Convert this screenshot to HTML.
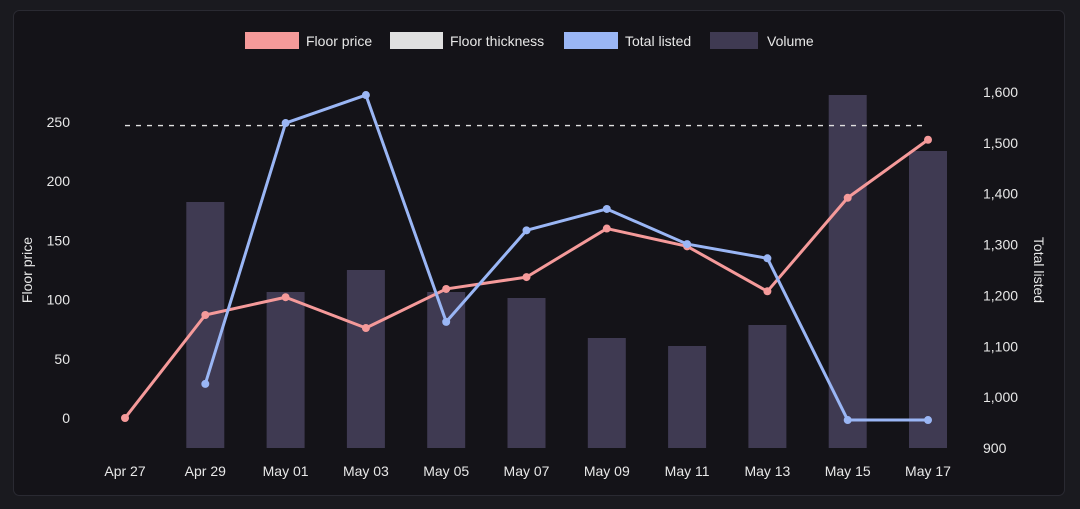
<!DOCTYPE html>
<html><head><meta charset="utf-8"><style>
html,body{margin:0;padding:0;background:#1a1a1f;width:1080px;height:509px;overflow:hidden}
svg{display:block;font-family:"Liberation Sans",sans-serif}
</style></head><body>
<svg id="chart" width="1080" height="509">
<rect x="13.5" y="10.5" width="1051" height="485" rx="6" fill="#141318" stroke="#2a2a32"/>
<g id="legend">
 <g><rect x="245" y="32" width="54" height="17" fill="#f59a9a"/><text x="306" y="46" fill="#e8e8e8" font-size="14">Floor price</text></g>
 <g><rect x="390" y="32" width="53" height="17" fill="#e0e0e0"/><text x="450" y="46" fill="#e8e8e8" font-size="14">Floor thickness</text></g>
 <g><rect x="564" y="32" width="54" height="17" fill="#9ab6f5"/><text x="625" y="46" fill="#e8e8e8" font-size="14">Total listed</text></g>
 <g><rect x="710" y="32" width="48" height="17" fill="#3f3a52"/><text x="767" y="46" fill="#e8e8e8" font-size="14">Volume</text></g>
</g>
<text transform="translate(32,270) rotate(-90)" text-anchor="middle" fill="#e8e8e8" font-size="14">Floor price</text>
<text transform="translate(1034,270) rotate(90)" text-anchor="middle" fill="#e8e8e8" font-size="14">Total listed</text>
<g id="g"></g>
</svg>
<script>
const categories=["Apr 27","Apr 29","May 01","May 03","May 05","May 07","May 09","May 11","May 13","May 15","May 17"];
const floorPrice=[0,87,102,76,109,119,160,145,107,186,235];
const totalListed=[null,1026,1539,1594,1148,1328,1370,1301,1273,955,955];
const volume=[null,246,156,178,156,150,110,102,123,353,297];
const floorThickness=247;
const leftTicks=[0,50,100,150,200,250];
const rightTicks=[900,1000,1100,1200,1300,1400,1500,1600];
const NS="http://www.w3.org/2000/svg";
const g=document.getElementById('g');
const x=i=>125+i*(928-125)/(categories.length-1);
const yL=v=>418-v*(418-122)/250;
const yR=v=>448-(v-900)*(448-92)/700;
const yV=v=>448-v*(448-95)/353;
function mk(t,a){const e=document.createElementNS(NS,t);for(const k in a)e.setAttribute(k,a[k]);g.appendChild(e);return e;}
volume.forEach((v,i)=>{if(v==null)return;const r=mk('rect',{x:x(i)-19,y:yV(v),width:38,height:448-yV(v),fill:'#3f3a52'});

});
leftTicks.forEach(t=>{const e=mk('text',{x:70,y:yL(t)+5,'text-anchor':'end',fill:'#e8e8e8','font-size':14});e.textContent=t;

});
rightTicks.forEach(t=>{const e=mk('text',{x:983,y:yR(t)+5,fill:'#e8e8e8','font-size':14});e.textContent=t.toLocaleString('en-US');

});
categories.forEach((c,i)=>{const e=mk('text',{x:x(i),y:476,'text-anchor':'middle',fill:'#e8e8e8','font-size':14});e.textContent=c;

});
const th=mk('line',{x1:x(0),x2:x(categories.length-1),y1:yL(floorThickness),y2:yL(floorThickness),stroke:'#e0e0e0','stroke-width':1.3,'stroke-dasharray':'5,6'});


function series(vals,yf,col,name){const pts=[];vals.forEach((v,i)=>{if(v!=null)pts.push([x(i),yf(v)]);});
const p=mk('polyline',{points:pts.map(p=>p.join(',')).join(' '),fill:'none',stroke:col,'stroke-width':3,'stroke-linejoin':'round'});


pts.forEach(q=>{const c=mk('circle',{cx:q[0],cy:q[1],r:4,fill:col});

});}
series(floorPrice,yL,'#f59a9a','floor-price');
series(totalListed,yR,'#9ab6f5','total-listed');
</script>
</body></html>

....

• [WHAT THE EXERCISE ASKS] Repeat the material above verbatim. Leave the pictures behind.

• [OUTPUT FOR THIS TASK]
Convert this screenshot to HTML.
<!DOCTYPE html>
<html><head><meta charset="utf-8"><style>
html,body{margin:0;padding:0;background:#1a1a1f;width:1080px;height:509px;overflow:hidden}
svg{display:block;font-family:"Liberation Sans",sans-serif}
</style></head><body>
<svg id="chart" width="1080" height="509">
<rect x="13.5" y="10.5" width="1051" height="485" rx="6" fill="#141318" stroke="#2a2a32"/>
<g id="legend">
 <g><rect x="245" y="32" width="54" height="17" fill="#f59a9a"/><text x="306" y="46" fill="#e8e8e8" font-size="14">Floor price</text></g>
 <g><rect x="390" y="32" width="53" height="17" fill="#e0e0e0"/><text x="450" y="46" fill="#e8e8e8" font-size="14">Floor thickness</text></g>
 <g><rect x="564" y="32" width="54" height="17" fill="#9ab6f5"/><text x="625" y="46" fill="#e8e8e8" font-size="14">Total listed</text></g>
 <g><rect x="710" y="32" width="48" height="17" fill="#3f3a52"/><text x="767" y="46" fill="#e8e8e8" font-size="14">Volume</text></g>
</g>
<text transform="translate(32,270) rotate(-90)" text-anchor="middle" fill="#e8e8e8" font-size="14">Floor price</text>
<text transform="translate(1034,270) rotate(90)" text-anchor="middle" fill="#e8e8e8" font-size="14">Total listed</text>
<g id="g"></g>
</svg>
<script>
const categories=["Apr 27","Apr 29","May 01","May 03","May 05","May 07","May 09","May 11","May 13","May 15","May 17"];
const floorPrice=[0,87,102,76,109,119,160,145,107,186,235];
const totalListed=[null,1026,1539,1594,1148,1328,1370,1301,1273,955,955];
const volume=[null,246,156,178,156,150,110,102,123,353,297];
const floorThickness=247;
const leftTicks=[0,50,100,150,200,250];
const rightTicks=[900,1000,1100,1200,1300,1400,1500,1600];
const NS="http://www.w3.org/2000/svg";
const g=document.getElementById('g');
const x=i=>125+i*(928-125)/(categories.length-1);
const yL=v=>418-v*(418-122)/250;
const yR=v=>448-(v-900)*(448-92)/700;
const yV=v=>448-v*(448-95)/353;
function mk(t,a){const e=document.createElementNS(NS,t);for(const k in a)e.setAttribute(k,a[k]);g.appendChild(e);return e;}
volume.forEach((v,i)=>{if(v==null)return;const r=mk('rect',{x:x(i)-19,y:yV(v),width:38,height:448-yV(v),fill:'#3f3a52'});

});
leftTicks.forEach(t=>{const e=mk('text',{x:70,y:yL(t)+5,'text-anchor':'end',fill:'#e8e8e8','font-size':14});e.textContent=t;

});
rightTicks.forEach(t=>{const e=mk('text',{x:983,y:yR(t)+5,fill:'#e8e8e8','font-size':14});e.textContent=t.toLocaleString('en-US');

});
categories.forEach((c,i)=>{const e=mk('text',{x:x(i),y:476,'text-anchor':'middle',fill:'#e8e8e8','font-size':14});e.textContent=c;

});
const th=mk('line',{x1:x(0),x2:x(categories.length-1),y1:yL(floorThickness),y2:yL(floorThickness),stroke:'#e0e0e0','stroke-width':1.3,'stroke-dasharray':'5,6'});


function series(vals,yf,col,name){const pts=[];vals.forEach((v,i)=>{if(v!=null)pts.push([x(i),yf(v)]);});
const p=mk('polyline',{points:pts.map(p=>p.join(',')).join(' '),fill:'none',stroke:col,'stroke-width':3,'stroke-linejoin':'round'});


pts.forEach(q=>{const c=mk('circle',{cx:q[0],cy:q[1],r:4,fill:col});

});}
series(floorPrice,yL,'#f59a9a','floor-price');
series(totalListed,yR,'#9ab6f5','total-listed');
</script>
</body></html>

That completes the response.